§ **What needs to be done**: Exactly the lines from the line holding "Recreate this image" to the line holding "(760,33) -- (760,56);", both lines included, are to be echoed; pictures are not.

§ **Extracted data**:
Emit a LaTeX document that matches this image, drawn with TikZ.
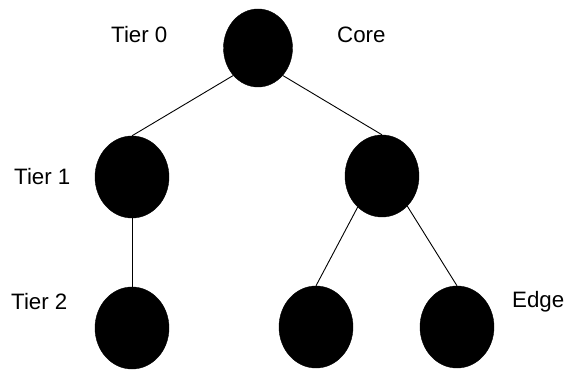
\documentclass[tikz,border=0pt]{standalone}
\usepackage{fontspec}
\setmainfont{Liberation Sans}
\usetikzlibrary{shapes.geometric}
\begin{document}
\begin{tikzpicture}[x=1pt,y=-1pt,
  vertex/.style={ellipse,fill=black,draw=black,inner sep=0pt,minimum width=74pt,minimum height=82pt},
  lbl/.style={anchor=base west,inner sep=0pt,font=\fontsize{22.3}{25}\selectfont},
  link/.style={draw=black,line width=0.9pt}]
\useasboundingbox (0,0) rectangle (565,371);
\node[vertex,minimum width=69pt,minimum height=78pt] (r) at (258,48) {};
\node[vertex] (a) at (132,177) {};
\node[vertex] (b) at (382,176) {};
\node[vertex] (c) at (132,328) {};
\node[vertex] (d) at (316,327) {};
\node[vertex] (e) at (457,327) {};
\draw[link] (r.-132) -- (a.north);
\draw[link] (r.-48) -- (b.north);
\draw[link] (a.south) -- (c.north);
\draw[link] (b.-128) -- (d.north);
\draw[link] (b.-50) -- (e.north);
\node[lbl] (t0) at (111,43) {Tier 0};
\node[lbl] (core) at (337,43) {Core};
\node[lbl] (t1) at (14,185) {Tier 1};
\node[lbl] (t2) at (11,310) {Tier 2};
\node[lbl] (edge) at (512,308) {Edge};
\end{tikzpicture}
\end{document}
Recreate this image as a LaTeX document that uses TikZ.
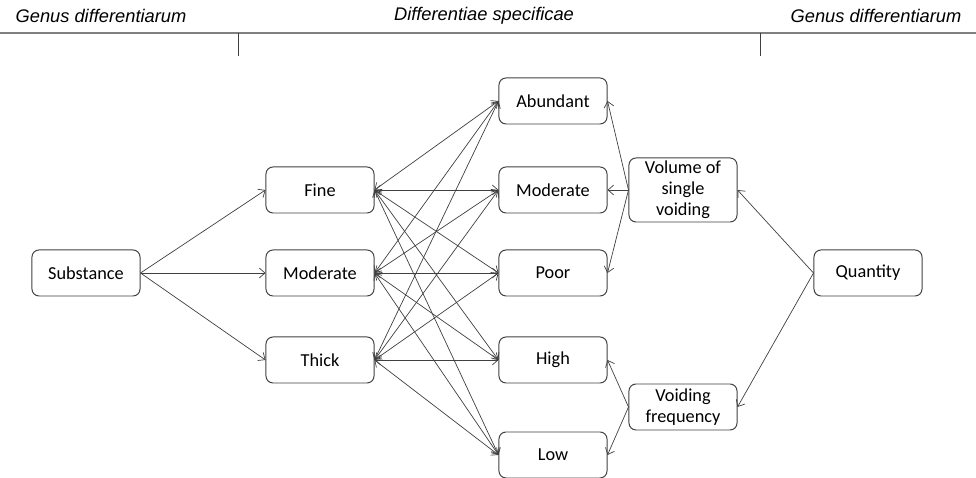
\documentclass[tikz,border=0pt]{standalone}
\usepackage{fontspec}
\setmainfont{Carlito}
\newfontfamily\headfont{Liberation Sans}
\usepackage{xcolor}
\usepackage{tikz}
\usetikzlibrary{arrows.meta, positioning}

\definecolor{linegray}{RGB}{64,64,64}

\begin{document}
\begin{tikzpicture}[x=0.025cm, y=-0.025cm,
    box/.style={draw=linegray, line width=0.7pt, rounded corners=5pt, minimum width=2.7cm, minimum height=1.15cm,
                align=center, font=\fontsize{13}{15}\selectfont, inner sep=1pt},
    head/.style={font=\headfont\itshape\fontsize{13}{15}\selectfont},
    link/.style={draw=linegray, line width=0.5pt, -{Straight Barb[length=4pt,width=7pt]}},
    both/.style={link, {Straight Barb[length=4pt,width=7pt]}-{Straight Barb[length=4pt,width=7pt]}}]

    \useasboundingbox (0,0) rectangle (976,478);

    % header
    \node[head] (genL) at (101,16) {Genus differentiarum};
    \node[head] (spec) at (484,16) {Differentiae specificae};
    \node[head] (genR) at (876,16) {Genus differentiarum};
    \draw[gray, line width=1.2pt] (0,33) -- (976,33);
    \draw[linegray, line width=0.5pt] (238,33) -- (238,56);
    \draw[linegray, line width=0.5pt] (760,33) -- (760,56);

    % left side
    \node[box] (sub) at (86,273) {Substance};
    \node[box] (fine) at (320,190) {Fine};
    \node[box] (modL) at (320,273) {Moderate};
    \node[box] (thick) at (320,360) {Thick};

    % middle column
    \node[box] (abund) at (553,101) {Abundant};
    \node[box] (modR) at (553,190) {Moderate};
    \node[box] (poor) at (553,273) {Poor};
    \node[box] (high) at (553,360) {High};
    \node[box] (low) at (553,455) {Low};

    % right side
    \node[box, minimum height=1.6cm] (vol) at (683,190) {Volume of\\single\\voiding};
    \node[box] (freq) at (683,407) {Voiding\\frequency};
    \node[box] (quant) at (868,273) {Quantity};

    \foreach \t in {fine,modL,thick}
        \draw[link] (sub.east) -- (\t.west);

    \foreach \a in {fine,modL,thick}
        \foreach \b in {abund,modR,poor,high,low}
            \draw[both] (\a.east) -- (\b.west);

    \foreach \t in {abund,modR,poor}
        \draw[link] (vol.west) -- (\t.east);
    \foreach \t in {high,low}
        \draw[link] (freq.west) -- (\t.east);

    \draw[link] (quant.west) -- (vol.east);
    \draw[link] (quant.west) -- (freq.east);

\end{tikzpicture}
\end{document}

§ **Task result**:
Recreate this image as a LaTeX document that uses TikZ.
\documentclass[tikz,border=0pt]{standalone}
\usepackage{fontspec}
\setmainfont{Carlito}
\newfontfamily\headfont{Liberation Sans}
\usepackage{xcolor}
\usepackage{tikz}
\usetikzlibrary{arrows.meta, positioning}

\definecolor{linegray}{RGB}{64,64,64}

\begin{document}
\begin{tikzpicture}[x=0.025cm, y=-0.025cm,
    box/.style={draw=linegray, line width=0.7pt, rounded corners=5pt, minimum width=2.7cm, minimum height=1.15cm,
                align=center, font=\fontsize{13}{15}\selectfont, inner sep=1pt},
    head/.style={font=\headfont\itshape\fontsize{13}{15}\selectfont},
    link/.style={draw=linegray, line width=0.5pt, -{Straight Barb[length=4pt,width=7pt]}},
    both/.style={link, {Straight Barb[length=4pt,width=7pt]}-{Straight Barb[length=4pt,width=7pt]}}]

    \useasboundingbox (0,0) rectangle (976,478);

    % header
    \node[head] (genL) at (101,16) {Genus differentiarum};
    \node[head] (spec) at (484,16) {Differentiae specificae};
    \node[head] (genR) at (876,16) {Genus differentiarum};
    \draw[gray, line width=1.2pt] (0,33) -- (976,33);
    \draw[linegray, line width=0.5pt] (238,33) -- (238,56);
    \draw[linegray, line width=0.5pt] (760,33) -- (760,56);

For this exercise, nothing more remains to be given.